For increasing/decreasing behavior, MVT helps prove that positive derivative means increasing and negative derivative means decreasing.
For graph analysis, it explains how average change across an interval must show up as instantaneous change somewhere.
For optimization, it helps justify why critical points matter when searching for maximum or minimum values.
For implicit relations, once an expression is written as a function on an interval, MVT ideas can help describe how one variable changes with respect to another.

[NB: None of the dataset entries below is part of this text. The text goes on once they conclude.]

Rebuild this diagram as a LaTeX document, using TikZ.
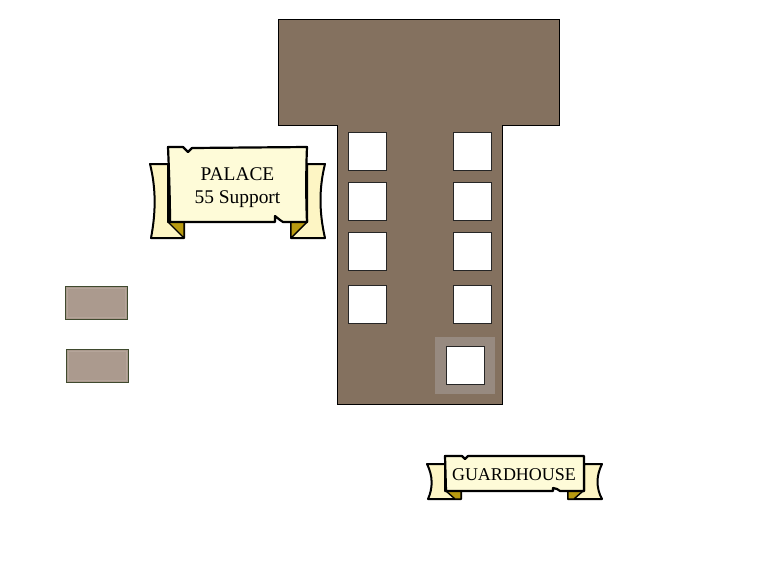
\documentclass[tikz,border=0pt]{standalone}
\usepackage{fontspec}
\setmainfont{Liberation Serif}
\definecolor{build}{HTML}{84715F}
\definecolor{cream}{HTML}{FEFBD8}
\definecolor{tailc}{HTML}{FDF5C4}
\definecolor{gold}{HTML}{B89A10}
\definecolor{plot}{HTML}{AB9A8E}
\definecolor{plotedge}{HTML}{3F4A2E}
\definecolor{plotin}{HTML}{B5A59A}
\definecolor{halo}{HTML}{978A80}
\tikzset{
  hall/.style={fill=build,draw=black,line width=0.8pt},
  room/.style={draw=black!85,fill=white,line width=0.8pt,minimum width=38pt,minimum height=38pt,inner sep=0pt},
  plotbox/.style={draw=plotedge,fill=plot,line width=1.5pt,inner sep=0pt,minimum width=62pt,minimum height=33pt},
  plotline/.style={draw=plotin,line width=1pt},
  halobox/.style={fill=halo,inner sep=0pt,minimum width=60pt,minimum height=57pt},
  tail/.style={fill=tailc,draw=black,line width=2pt,line join=round},
  fold/.style={fill=gold,draw=black,line width=1.4pt,line join=round},
  scroll/.style={fill=cream,draw=black,line width=2.2pt,line join=round},
  label/.style={align=center,inner sep=0pt,text=black}
}
\begin{document}
\begin{tikzpicture}[x=1pt,y=-1pt]
\useasboundingbox (0,0) rectangle (778,560);
% building
\path[hall] (278,19) -- (559,19) -- (559,125.5) -- (502.5,125.5) -- (502.5,404.5) -- (337.5,404.5) -- (337.5,125.5) -- (278,125.5) -- cycle;
\node[halobox] (h) at (465,365) {};
\foreach \n/\x/\y in {a/367.5/151,b/367.5/201,c/367.5/251,d/367.5/304,e/472.5/151,f/472.5/201,g/472.5/251,i/472.5/304}
  \node[room] (\n) at (\x,\y) {};
\node[room] (j) at (465,365.5) {};
% plots
\node[plotbox] (p1) at (96.5,303) {};
\node[plotbox] (p2) at (97.5,366) {};
\draw[plotline] ([shift={(2.5pt,2.5pt)}]p1.south west) rectangle ([shift={(-2.5pt,-2.5pt)}]p1.north east);
\draw[plotline] ([shift={(2.5pt,2.5pt)}]p2.south west) rectangle ([shift={(-2.5pt,-2.5pt)}]p2.north east);
% palace banner
\path[tail] (168,164) -- (150,164) .. controls (156,188) and (156,212) .. (151,238) -- (184,238) -- (184,222) -- (168,222) -- cycle;
\path[fold] (168,222) -- (184,222) -- (184,238) -- cycle;
\path[tail] (307,164) -- (325,164) .. controls (319,188) and (319,212) .. (325,238) -- (291,238) -- (291,222) -- (307,222) -- cycle;
\path[fold] (307,222) -- (291,222) -- (291,238) -- cycle;
\path[scroll] (168,147) -- (183,147) -- (188,152) -- (192,148) -- (307,147) .. controls (306,170) and (306,200) .. (307,222) -- (283,222) -- (280,220) -- (275,216) -- (275,222) -- (170,222) .. controls (170,200) and (169,170) .. (168,147) -- cycle;
\node[label,font=\fontsize{19.4}{23}\selectfont] (palace) at (237.5,188) {PALACE\\55 Support};
% guardhouse banner
\path[tail] (445,464) -- (427,464) .. controls (433,476) and (433,488) .. (428,499) -- (461,499) -- (461,491) -- (445,491) -- cycle;
\path[fold] (446,491) -- (461,491) -- (461,499) -- (455,499) -- cycle;
\path[tail] (584,464) -- (602,464) .. controls (596,476) and (596,488) .. (602,499) -- (568,499) -- (568,491) -- (584,491) -- cycle;
\path[fold] (583,491) -- (568,491) -- (568,499) -- (574,499) -- cycle;
\path[scroll] (445,456) -- (462,456) -- (465,459) -- (468,456) -- (584,456) -- (584,491) -- (560,491) -- (557,489) -- (553,488) -- (553,491) -- (446,491) -- cycle;
\node[label,font=\fontsize{18}{20}\selectfont] (guard) at (514,474.5) {GUARDHOUSE};
\end{tikzpicture}
\end{document}
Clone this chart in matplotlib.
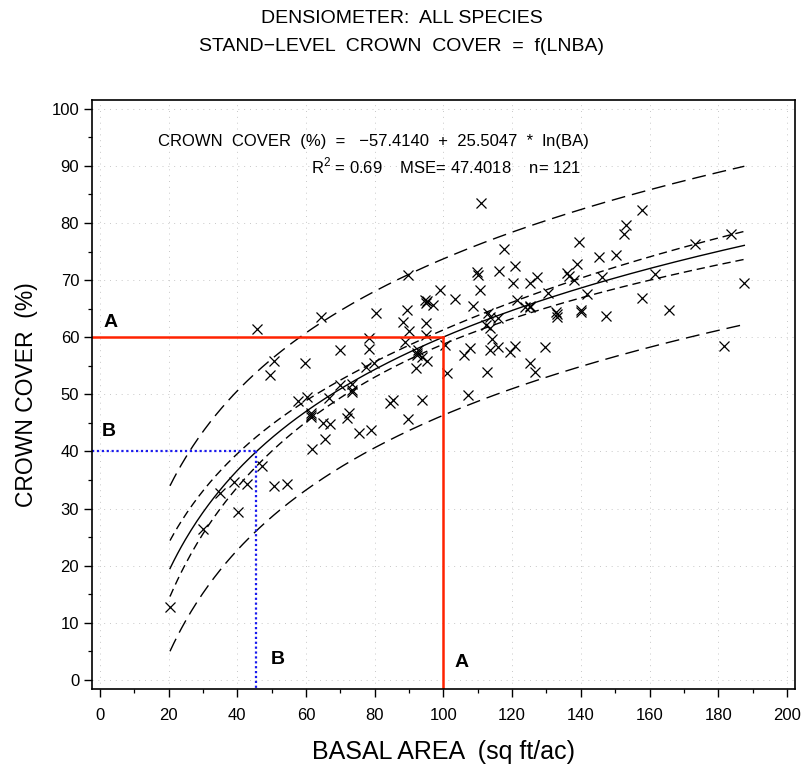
import numpy as np
import matplotlib
matplotlib.use("Agg")
import matplotlib.pyplot as plt

plt.rcParams['font.family'] = ['Liberation Sans Narrow', 'Liberation Sans', 'DejaVu Sans']
plt.rcParams['mathtext.fontset'] = 'custom'
plt.rcParams['mathtext.rm'] = 'Liberation Sans Narrow'

# observed plots: basal area (sq ft/ac) and crown cover (%)
basal_area = [
    20.4, 30.0, 35.0, 38.9, 42.8, 40.2, 47.1, 50.8, 54.6, 57.6,
    60.3, 61.7, 61.4, 61.6, 65.0, 67.0, 65.6, 66.8, 69.8, 71.9,
    72.4, 73.5, 73.4, 75.4, 79.0, 84.5, 85.4, 89.8, 93.7, 45.7,
    49.5, 50.7, 59.7, 64.5, 70.0, 77.5, 79.8, 78.2, 78.2, 80.4,
    88.1, 89.5, 89.6, 90.1, 88.8, 94.6, 95.1, 96.9, 94.9, 94.9,
    99.1, 92.7, 92.2, 93.7, 95.1, 92.0, 101.0, 110.9, 139.6, 117.5,
    109.9, 110.2, 116.2, 120.9, 138.9, 135.9, 136.7, 138.1, 120.2, 125.2,
    127.3, 110.7, 103.4, 108.6, 121.5, 130.5, 141.8, 123.8, 125.2, 113.1,
    113.6, 116.0, 132.9, 133.2, 140.0, 112.4, 113.6, 114.1, 100.5, 107.8,
    116.0, 120.9, 129.6, 157.9, 153.2, 152.6, 145.4, 150.3, 173.3, 183.8,
    187.6, 161.5, 146.1, 157.8, 165.6, 147.4, 105.9, 113.6, 119.5, 181.6,
    112.6, 125.1, 126.8, 107.3, 140.0, 133.0, 92.4, 61.5, 73.5, 94.8,
    125.2,
]
crown_cover = [
    12.8, 26.4, 32.8, 34.6, 34.3, 29.4, 37.5, 33.9, 34.3, 48.8,
    49.6, 40.4, 46.7, 46.0, 44.9, 44.8, 42.2, 49.3, 51.6, 45.8,
    46.7, 50.4, 51.8, 43.2, 43.7, 48.5, 49.0, 45.6, 49.0, 61.4,
    53.4, 55.9, 55.5, 63.6, 57.7, 54.8, 55.5, 59.8, 57.9, 64.3,
    62.7, 64.7, 70.9, 61.1, 59.2, 66.6, 66.3, 65.7, 62.5, 60.4,
    68.3, 57.8, 56.9, 56.6, 55.9, 54.6, 53.7, 83.5, 76.7, 75.4,
    71.5, 70.9, 71.6, 72.5, 72.8, 71.2, 70.8, 70.1, 69.5, 69.5,
    70.5, 68.3, 66.7, 65.5, 66.6, 67.7, 67.5, 65.3, 65.3, 64.2,
    63.6, 63.4, 64.5, 63.6, 64.5, 62.1, 61.6, 59.7, 58.7, 58.1,
    58.3, 58.5, 58.3, 82.3, 79.7, 78.1, 74.0, 74.4, 76.4, 78.0,
    69.5, 71.1, 70.6, 66.8, 64.7, 63.7, 56.9, 57.8, 57.5, 58.5,
    54.0, 55.5, 54.0, 49.9, 64.8, 64.0, 57.2, 46.3, 50.8, 66.0,
    65.5,
]

# regression results printed on the chart
b0 = -57.4140
b1 = 25.5047
mse = 47.4018
n_obs = 121
r2 = 0.69
t_crit = 1.98

# reading examples
a_cover = 60
b_cover = 40

x_ticks = list(range(0, 201, 20))
y_ticks = list(range(0, 101, 10))

ba = np.array(basal_area)
cc = np.array(crown_cover)
lnx = np.log(ba)
m = lnx.mean()
sxx = ((lnx - m) ** 2).sum()

xs = np.linspace(ba.min(), ba.max(), 300)
fit = b0 + b1 * np.log(xs)
se_mean = np.sqrt(mse * (1.0 / n_obs + (np.log(xs) - m) ** 2 / sxx))
se_pred = np.sqrt(mse * (1.0 + 1.0 / n_obs + (np.log(xs) - m) ** 2 / sxx))

a_ba = np.exp((a_cover - b0) / b1)
b_ba = np.exp((b_cover - b0) / b1)

fig = plt.figure(figsize=(8.04, 7.83), dpi=100)
ax = fig.add_axes([0.114, 0.120, 0.875, 0.752])
xlim = (-2.4, 202.4)
ylim = (-1.6, 101.5)
ax.set_xlim(*xlim)
ax.set_ylim(*ylim)

# faint dotted reference grid
for gx in x_ticks:
    ax.axvline(gx, color='#c8c8c8', lw=0.7, ls=(0, (1, 5)), zorder=0)
for gy in y_ticks:
    ax.axhline(gy, color='#c8c8c8', lw=0.7, ls=(0, (1, 5)), zorder=0)

ax.plot(xs, fit, color='black', lw=1.0)
ax.plot(xs, fit + t_crit * se_mean, color='black', lw=1.0, ls=(0, (6, 3.5)))
ax.plot(xs, fit - t_crit * se_mean, color='black', lw=1.0, ls=(0, (6, 3.5)))
ax.plot(xs, fit + t_crit * se_pred, color='black', lw=1.0, ls=(0, (10, 5)))
ax.plot(xs, fit - t_crit * se_pred, color='black', lw=1.0, ls=(0, (10, 5)))

ax.plot(ba, cc, ls='none', marker='x', ms=6.5, mew=0.9, color='black')

# example A (red) and B (blue)
red = '#ff2200'
blue = '#1a1aee'
ax.plot([xlim[0], a_ba], [a_cover, a_cover], color=red, lw=1.8)
ax.plot([a_ba, a_ba], [a_cover, ylim[0]], color=red, lw=1.8)
ax.plot([xlim[0], b_ba], [b_cover, b_cover], color=blue, lw=1.6, ls=(0, (1, 1.2)))
ax.plot([b_ba, b_ba], [b_cover, ylim[0]], color=blue, lw=1.6, ls=(0, (1, 1.2)))

lab = dict(fontsize=14, fontweight='bold', family=['Liberation Sans', 'DejaVu Sans'],
           ha='center', va='center')
ax.text(3.2, 62.6, 'A', **lab)
ax.text(2.6, 43.5, 'B', **lab)
ax.text(51.7, 3.5, 'B', **lab)
ax.text(105.4, 3.1, 'A', **lab)

ax.text(17.0, 94.2, 'CROWN  COVER  (%)  =   \u221257.4140  +  25.5047  *  ln(BA)',
        fontsize=12, ha='left', va='center')
ax.text(140.0, 90.0,
        'R$^{\\mathregular{2}}$ = 0.69    MSE= %.4f    n= %d' % (mse, n_obs),
        fontsize=12, ha='right', va='center')

ax.set_xticks(x_ticks)
ax.set_xticks(list(range(0, 201, 10)), minor=True)
ax.set_yticks(y_ticks)
ax.set_yticks(list(range(0, 101, 5)), minor=True)
ax.tick_params(which='major', direction='out', length=6, width=1.0, labelsize=12)
ax.tick_params(axis='x', which='major', pad=8)
ax.tick_params(axis='y', which='major', pad=3)
ax.tick_params(which='minor', direction='out', length=3, width=0.9)
for s in ax.spines.values():
    s.set_linewidth(1.2)

ax.set_xlabel('BASAL AREA  (sq ft/ac)', fontsize=18, labelpad=12)
ax.set_ylabel('CROWN COVER  (%)', fontsize=16.5, labelpad=10)

fig.text(0.5, 0.977, 'DENSIOMETER:  ALL SPECIES', fontsize=14, ha='center', va='center')
fig.text(0.5, 0.940, 'STAND\u2212LEVEL  CROWN  COVER  =  f(LNBA)', fontsize=14,
         ha='center', va='center')

fig.savefig('out.png', dpi=100)
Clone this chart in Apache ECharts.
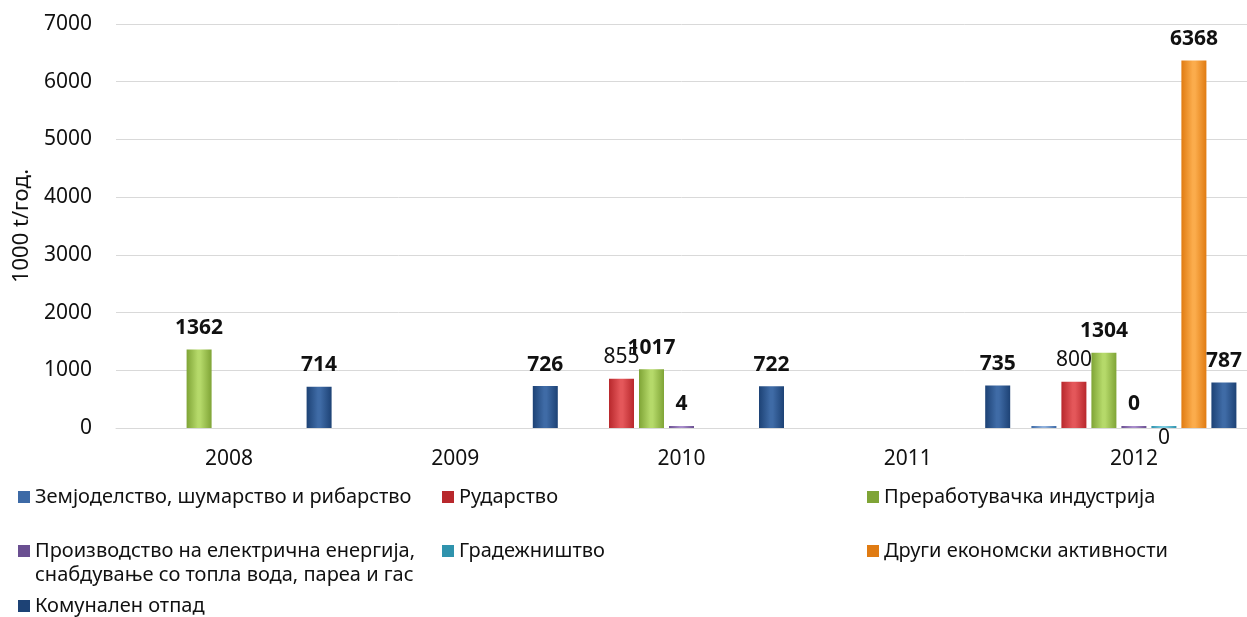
<!DOCTYPE html>
<html>
<head>
<meta charset="utf-8">
<script src="https://cdn.jsdelivr.net/npm/echarts@6/dist/echarts.min.js"></script>
<style>
html,body{margin:0;padding:0;background:#fff;}
#c{width:1247px;height:617px;}
</style>
</head>
<body>
<div id="c"></div>
<script>
const years = ['2008', '2009', '2010', '2011', '2012'];
const seriesNames = [
  'Земјоделство, шумарство и рибарство',
  'Рударство',
  'Преработувачка индустрија',
  'Производство на електрична енергија, снабдување со топла вода, пареа и гас',
  'Градежништво',
  'Други економски активности',
  'Комунален отпад'
];
const agriculture   = ['-', '-', '-', '-', 0];
const mining        = ['-', '-', 855, '-', 800];
const manufacturing = [1362, '-', 1017, '-', 1304];
const electricity   = ['-', '-', 4, '-', 0];
const construction  = ['-', '-', '-', '-', 0];
const otherActivity = ['-', '-', '-', '-', 6368];
const municipal     = [714, 726, 722, 735, 787];
const yTicks = [0, 7000, 1000];

const FONT = '"Noto Sans", sans-serif';
const colors = [
  ['#3d6aa6', '#8fb0dc'],
  ['#b8282c', '#e4575a'],
  ['#7fa436', '#b5d96a'],
  ['#6a4f91', '#a88ccb'],
  ['#2f93ad', '#7dcde2'],
  ['#e07b12', '#fbac4c'],
  ['#1d4275', '#3f6ba6']
];
function grad(c) {
  return new echarts.graphic.LinearGradient(0, 0, 1, 0, [
    {offset: 0, color: c[0]},
    {offset: 0.45, color: c[1]},
    {offset: 0.55, color: c[1]},
    {offset: 1, color: c[0]}
  ]);
}
const datas = [agriculture, mining, manufacturing, electricity, construction, otherActivity, municipal];
const labelCfg = [
  {show: false},
  {show: true, position: 'top', distance: 11, fontWeight: 'normal'},
  {show: true, position: 'top', distance: 11, fontWeight: 'bold'},
  {show: true, position: 'top', distance: 11, fontWeight: 'bold'},
  {show: true, position: 'bottom', distance: 0, fontWeight: 'normal'},
  {show: true, position: 'top', distance: 11, fontWeight: 'bold'},
  {show: true, position: 'top', distance: 11, fontWeight: 'bold'}
];
const series = seriesNames.map((n, i) => ({
  name: n,
  type: 'bar',
  data: datas[i],
  barWidth: 25,
  barGap: '20%',
  barMinHeight: 2,
  itemStyle: {color: grad(colors[i])},
  label: Object.assign({fontFamily: FONT, fontSize: 21, color: '#111'}, labelCfg[i]),
  animation: false
}));

const legendPos = [
  {left: 18, top: 485},
  {left: 442, top: 485},
  {left: 867, top: 485},
  {left: 18, top: 515},
  {left: 442, top: 539},
  {left: 867, top: 539},
  {left: 18, top: 594}
];
const legends = seriesNames.map((n, i) => ({
  data: [{name: n, itemStyle: {color: colors[i][0]}}],
  left: legendPos[i].left,
  top: legendPos[i].top,
  padding: 0,
  icon: 'rect',
  itemWidth: 12,
  itemHeight: 12,
  selectedMode: false,
  formatter: name => (i === 3 ? ' \n' + name.replace(', снабдување', ',\nснабдување') : name),
  textStyle: {fontFamily: FONT, fontSize: 20, color: '#111', lineHeight: 24}
}));

const chart = echarts.init(document.getElementById('c'));
chart.setOption({
  animation: false,
  grid: {left: 116, right: 0, top: 24, bottom: 189, containLabel: false},
  legend: legends,
  xAxis: {
    type: 'category',
    data: years,
    axisTick: {show: false},
    axisLine: {lineStyle: {color: '#d9d9d9'}},
    axisLabel: {fontFamily: FONT, fontSize: 21, color: '#111', margin: 21}
  },
  yAxis: {
    type: 'value',
    min: yTicks[0],
    max: yTicks[1],
    interval: yTicks[2],
    name: '1000 t/год.',
    nameLocation: 'middle',
    nameGap: 83,
    nameTextStyle: {fontFamily: FONT, fontSize: 22, color: '#111'},
    axisLine: {show: false},
    axisTick: {show: false},
    splitLine: {lineStyle: {color: '#d9d9d9'}},
    axisLabel: {fontFamily: FONT, fontSize: 21, color: '#111', margin: 24, formatter: v => String(v)}
  },
  series: series
});
</script>
</body>
</html>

It also leads to other important results, such as Rolle’s Theorem. Rolle’s Theorem is a special case of the Mean Value Theorem where $f(a)=f(b)$, so the slope of the secant line is $0$.

Conclusion

students, the Mean Value Theorem is one of the most important ideas in calculus because it links average change to instantaneous change. When a function is continuous on $[a,b]$ and differentiable on $(a,b)$, there is at least one point $c$ where

$f'(c)=\frac{f(b)-f(a)}{b-a}$

This can help you analyze graphs, prove behavior, and solve AP Calculus AB problems with confidence. Whenever you see an interval, a slope, or a statement about how a function changes, think about whether the Mean Value Theorem can be used ⚡

Study Notes

The Mean Value Theorem applies when $f$ is continuous on $[a,b]$ and differentiable on $(a,b)$.
It guarantees at least one $c$ in $(a,b)$ such that $f'(c)=\frac{f(b)-f(a)}{b-a}$.
The secant slope equals the tangent slope at some point inside the interval.
If $f(a)=f(b)$ and the hypotheses hold, then there is some $c$ with $f'(c)=0$.
Always check continuity first, then differentiability.
Common failures include corners, cusps, holes, jumps, and vertical tangents inside the interval.
The theorem is useful for proving increasing behavior, graph relationships, and derivative facts.
In AP Calculus AB, MVT often appears in reasoning, interpretation, and justification questions.